■ Task statement ■
Set down exactly the lines from the one with "Give me the" to the one with "const ltTimes = [0.0228, 0.0627, 0.233, 0.522, 0.878];", both included, and no line outside that range.

★ ★ ★ ★ ★

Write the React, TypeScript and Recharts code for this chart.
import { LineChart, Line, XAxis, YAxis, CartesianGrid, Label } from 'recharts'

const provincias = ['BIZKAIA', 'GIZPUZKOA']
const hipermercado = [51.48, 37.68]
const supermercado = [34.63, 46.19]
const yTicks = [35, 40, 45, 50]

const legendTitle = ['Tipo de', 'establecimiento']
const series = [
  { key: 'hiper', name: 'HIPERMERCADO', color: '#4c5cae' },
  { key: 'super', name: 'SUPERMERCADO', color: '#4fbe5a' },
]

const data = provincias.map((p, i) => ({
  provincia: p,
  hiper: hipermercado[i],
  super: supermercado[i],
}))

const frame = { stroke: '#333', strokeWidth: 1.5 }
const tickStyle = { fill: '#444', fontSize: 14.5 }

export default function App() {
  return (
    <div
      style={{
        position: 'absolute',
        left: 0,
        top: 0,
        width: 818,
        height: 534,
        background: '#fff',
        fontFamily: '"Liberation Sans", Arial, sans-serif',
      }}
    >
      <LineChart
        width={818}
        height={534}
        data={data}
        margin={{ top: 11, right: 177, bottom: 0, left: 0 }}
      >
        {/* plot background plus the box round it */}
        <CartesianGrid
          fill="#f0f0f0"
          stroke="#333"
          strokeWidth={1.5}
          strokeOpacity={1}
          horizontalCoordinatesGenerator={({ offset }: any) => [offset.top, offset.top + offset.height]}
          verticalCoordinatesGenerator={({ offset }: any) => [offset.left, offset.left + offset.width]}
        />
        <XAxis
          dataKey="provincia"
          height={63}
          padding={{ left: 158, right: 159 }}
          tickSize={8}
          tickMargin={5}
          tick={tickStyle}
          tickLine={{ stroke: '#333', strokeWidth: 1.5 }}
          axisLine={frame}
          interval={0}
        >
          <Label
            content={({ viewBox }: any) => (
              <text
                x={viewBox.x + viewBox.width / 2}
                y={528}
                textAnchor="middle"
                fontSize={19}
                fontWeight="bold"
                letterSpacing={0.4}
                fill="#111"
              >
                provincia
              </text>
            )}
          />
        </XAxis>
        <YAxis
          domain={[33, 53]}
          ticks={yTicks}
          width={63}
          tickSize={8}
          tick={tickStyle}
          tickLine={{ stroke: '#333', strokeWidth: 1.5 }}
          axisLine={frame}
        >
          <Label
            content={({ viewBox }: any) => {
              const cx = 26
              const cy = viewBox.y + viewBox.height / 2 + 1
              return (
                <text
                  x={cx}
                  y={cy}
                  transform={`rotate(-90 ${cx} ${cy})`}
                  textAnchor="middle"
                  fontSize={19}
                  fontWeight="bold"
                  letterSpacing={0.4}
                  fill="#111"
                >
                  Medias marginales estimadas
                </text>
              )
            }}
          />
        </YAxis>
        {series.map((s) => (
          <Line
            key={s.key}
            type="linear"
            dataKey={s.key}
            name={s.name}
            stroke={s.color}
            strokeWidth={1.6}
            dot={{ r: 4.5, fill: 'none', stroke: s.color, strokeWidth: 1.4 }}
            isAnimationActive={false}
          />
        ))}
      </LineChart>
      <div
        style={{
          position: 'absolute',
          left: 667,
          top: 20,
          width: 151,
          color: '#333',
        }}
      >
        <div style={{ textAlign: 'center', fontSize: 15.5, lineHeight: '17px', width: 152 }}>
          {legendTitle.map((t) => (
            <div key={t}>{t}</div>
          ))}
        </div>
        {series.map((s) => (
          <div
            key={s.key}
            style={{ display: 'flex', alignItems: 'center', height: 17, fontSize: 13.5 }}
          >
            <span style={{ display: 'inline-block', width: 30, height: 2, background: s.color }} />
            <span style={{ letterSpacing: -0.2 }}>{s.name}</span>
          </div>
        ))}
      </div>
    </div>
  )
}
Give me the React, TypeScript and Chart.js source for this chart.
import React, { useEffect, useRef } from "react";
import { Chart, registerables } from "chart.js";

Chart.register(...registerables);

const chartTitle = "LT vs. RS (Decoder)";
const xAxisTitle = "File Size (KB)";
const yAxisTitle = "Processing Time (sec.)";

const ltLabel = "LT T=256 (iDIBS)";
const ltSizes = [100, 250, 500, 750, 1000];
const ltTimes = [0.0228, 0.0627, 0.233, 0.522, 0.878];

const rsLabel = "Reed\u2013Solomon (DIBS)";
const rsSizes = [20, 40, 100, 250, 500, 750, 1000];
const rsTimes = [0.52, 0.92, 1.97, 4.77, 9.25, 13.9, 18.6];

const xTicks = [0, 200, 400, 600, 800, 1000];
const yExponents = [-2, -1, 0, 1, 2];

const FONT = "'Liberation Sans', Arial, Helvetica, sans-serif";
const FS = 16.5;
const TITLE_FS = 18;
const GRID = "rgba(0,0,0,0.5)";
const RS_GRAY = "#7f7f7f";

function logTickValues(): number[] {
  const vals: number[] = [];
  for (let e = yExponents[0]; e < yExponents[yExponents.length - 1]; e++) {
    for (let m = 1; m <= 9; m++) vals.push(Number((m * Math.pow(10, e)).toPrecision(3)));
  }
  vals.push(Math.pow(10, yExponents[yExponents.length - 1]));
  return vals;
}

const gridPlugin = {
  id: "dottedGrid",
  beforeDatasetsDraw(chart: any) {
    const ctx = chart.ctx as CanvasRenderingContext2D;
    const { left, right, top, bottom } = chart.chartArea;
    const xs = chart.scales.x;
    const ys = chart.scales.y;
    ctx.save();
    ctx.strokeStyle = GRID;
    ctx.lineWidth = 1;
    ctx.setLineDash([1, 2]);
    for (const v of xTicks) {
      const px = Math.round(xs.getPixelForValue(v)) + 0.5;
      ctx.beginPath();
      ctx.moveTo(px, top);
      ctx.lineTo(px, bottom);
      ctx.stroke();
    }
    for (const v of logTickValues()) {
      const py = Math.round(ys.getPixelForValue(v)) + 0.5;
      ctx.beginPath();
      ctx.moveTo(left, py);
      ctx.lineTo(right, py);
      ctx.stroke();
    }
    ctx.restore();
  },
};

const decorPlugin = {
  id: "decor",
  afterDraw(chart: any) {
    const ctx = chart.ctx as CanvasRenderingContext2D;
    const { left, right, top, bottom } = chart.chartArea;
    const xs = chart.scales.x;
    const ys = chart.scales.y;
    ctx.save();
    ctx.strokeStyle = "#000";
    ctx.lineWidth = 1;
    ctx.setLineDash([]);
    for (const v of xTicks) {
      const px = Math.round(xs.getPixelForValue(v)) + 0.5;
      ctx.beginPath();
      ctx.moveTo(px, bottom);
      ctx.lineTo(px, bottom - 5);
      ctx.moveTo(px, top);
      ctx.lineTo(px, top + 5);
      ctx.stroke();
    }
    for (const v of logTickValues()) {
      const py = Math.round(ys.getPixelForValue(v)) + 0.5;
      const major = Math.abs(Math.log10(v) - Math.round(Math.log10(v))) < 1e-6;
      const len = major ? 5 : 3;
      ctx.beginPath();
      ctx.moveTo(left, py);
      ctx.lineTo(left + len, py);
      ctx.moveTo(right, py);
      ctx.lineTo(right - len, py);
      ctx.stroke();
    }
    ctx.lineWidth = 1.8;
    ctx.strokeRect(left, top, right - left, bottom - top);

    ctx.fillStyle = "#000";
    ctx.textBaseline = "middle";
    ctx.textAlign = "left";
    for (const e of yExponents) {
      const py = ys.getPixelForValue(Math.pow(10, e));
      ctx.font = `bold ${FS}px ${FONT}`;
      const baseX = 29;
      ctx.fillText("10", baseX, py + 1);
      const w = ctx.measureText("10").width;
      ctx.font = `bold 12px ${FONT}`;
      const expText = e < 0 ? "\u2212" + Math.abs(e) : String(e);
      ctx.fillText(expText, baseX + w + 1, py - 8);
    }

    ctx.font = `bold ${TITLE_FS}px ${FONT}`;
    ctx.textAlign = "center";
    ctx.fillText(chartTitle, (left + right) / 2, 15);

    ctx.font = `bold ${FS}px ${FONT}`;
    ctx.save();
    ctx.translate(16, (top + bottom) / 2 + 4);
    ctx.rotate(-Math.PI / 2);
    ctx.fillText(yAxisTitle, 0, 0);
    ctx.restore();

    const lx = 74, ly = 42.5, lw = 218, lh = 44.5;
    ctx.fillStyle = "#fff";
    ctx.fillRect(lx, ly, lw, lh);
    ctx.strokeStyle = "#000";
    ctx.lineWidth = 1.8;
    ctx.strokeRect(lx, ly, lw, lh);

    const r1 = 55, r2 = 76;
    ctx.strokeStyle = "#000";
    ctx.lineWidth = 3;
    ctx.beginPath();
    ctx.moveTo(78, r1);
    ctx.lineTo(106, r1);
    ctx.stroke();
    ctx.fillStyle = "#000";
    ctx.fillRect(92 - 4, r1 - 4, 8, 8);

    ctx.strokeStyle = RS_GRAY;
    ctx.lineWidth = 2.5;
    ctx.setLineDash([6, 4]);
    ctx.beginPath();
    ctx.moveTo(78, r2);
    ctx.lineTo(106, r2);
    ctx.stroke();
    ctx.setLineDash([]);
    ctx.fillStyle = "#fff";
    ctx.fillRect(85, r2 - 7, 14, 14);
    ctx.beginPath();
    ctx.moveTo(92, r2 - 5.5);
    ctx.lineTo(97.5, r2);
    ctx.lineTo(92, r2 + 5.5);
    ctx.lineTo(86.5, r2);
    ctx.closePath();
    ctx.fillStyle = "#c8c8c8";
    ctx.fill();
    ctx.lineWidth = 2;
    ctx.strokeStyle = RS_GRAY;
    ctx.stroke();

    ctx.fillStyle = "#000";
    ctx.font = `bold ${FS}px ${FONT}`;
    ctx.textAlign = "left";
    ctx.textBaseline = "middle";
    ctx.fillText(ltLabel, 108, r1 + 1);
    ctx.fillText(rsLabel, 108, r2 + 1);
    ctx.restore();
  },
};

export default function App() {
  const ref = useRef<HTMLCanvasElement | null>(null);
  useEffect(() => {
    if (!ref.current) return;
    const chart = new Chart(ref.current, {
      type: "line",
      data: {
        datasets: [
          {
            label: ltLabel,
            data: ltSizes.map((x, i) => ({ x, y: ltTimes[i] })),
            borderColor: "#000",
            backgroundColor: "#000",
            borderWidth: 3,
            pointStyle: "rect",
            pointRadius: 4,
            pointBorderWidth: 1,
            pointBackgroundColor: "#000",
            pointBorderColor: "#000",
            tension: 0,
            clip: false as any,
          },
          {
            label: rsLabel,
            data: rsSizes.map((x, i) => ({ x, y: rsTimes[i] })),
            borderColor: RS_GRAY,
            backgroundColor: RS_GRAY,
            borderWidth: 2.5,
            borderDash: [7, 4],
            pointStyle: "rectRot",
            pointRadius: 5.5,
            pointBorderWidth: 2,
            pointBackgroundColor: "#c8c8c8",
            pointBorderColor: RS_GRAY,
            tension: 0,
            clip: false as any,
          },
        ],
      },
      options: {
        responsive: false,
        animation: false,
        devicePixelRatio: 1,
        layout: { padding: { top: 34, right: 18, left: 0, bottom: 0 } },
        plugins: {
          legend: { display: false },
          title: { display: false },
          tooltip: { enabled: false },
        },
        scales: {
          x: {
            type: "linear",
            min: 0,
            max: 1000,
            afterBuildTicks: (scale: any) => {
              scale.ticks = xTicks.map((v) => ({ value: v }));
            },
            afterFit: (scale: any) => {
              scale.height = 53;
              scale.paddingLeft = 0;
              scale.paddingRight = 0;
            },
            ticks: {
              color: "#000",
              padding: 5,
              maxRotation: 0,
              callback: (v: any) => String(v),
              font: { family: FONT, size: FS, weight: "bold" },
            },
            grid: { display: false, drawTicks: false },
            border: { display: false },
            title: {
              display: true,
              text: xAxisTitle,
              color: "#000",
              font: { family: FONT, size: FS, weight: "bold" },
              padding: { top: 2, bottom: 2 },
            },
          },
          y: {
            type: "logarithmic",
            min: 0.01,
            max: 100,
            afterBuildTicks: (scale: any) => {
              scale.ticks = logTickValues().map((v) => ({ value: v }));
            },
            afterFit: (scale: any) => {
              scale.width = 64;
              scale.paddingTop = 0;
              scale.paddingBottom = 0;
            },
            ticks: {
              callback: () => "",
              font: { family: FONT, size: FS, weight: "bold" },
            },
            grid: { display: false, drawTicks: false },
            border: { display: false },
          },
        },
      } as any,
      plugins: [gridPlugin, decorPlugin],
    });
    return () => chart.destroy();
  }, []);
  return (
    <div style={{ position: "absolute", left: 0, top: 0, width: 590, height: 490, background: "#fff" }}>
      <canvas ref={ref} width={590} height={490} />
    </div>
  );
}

★ ★ ★ ★ ★

■ Finished answer ■
Give me the React, TypeScript and Chart.js source for this chart.
import React, { useEffect, useRef } from "react";
import { Chart, registerables } from "chart.js";

Chart.register(...registerables);

const chartTitle = "LT vs. RS (Decoder)";
const xAxisTitle = "File Size (KB)";
const yAxisTitle = "Processing Time (sec.)";

const ltLabel = "LT T=256 (iDIBS)";
const ltSizes = [100, 250, 500, 750, 1000];
const ltTimes = [0.0228, 0.0627, 0.233, 0.522, 0.878];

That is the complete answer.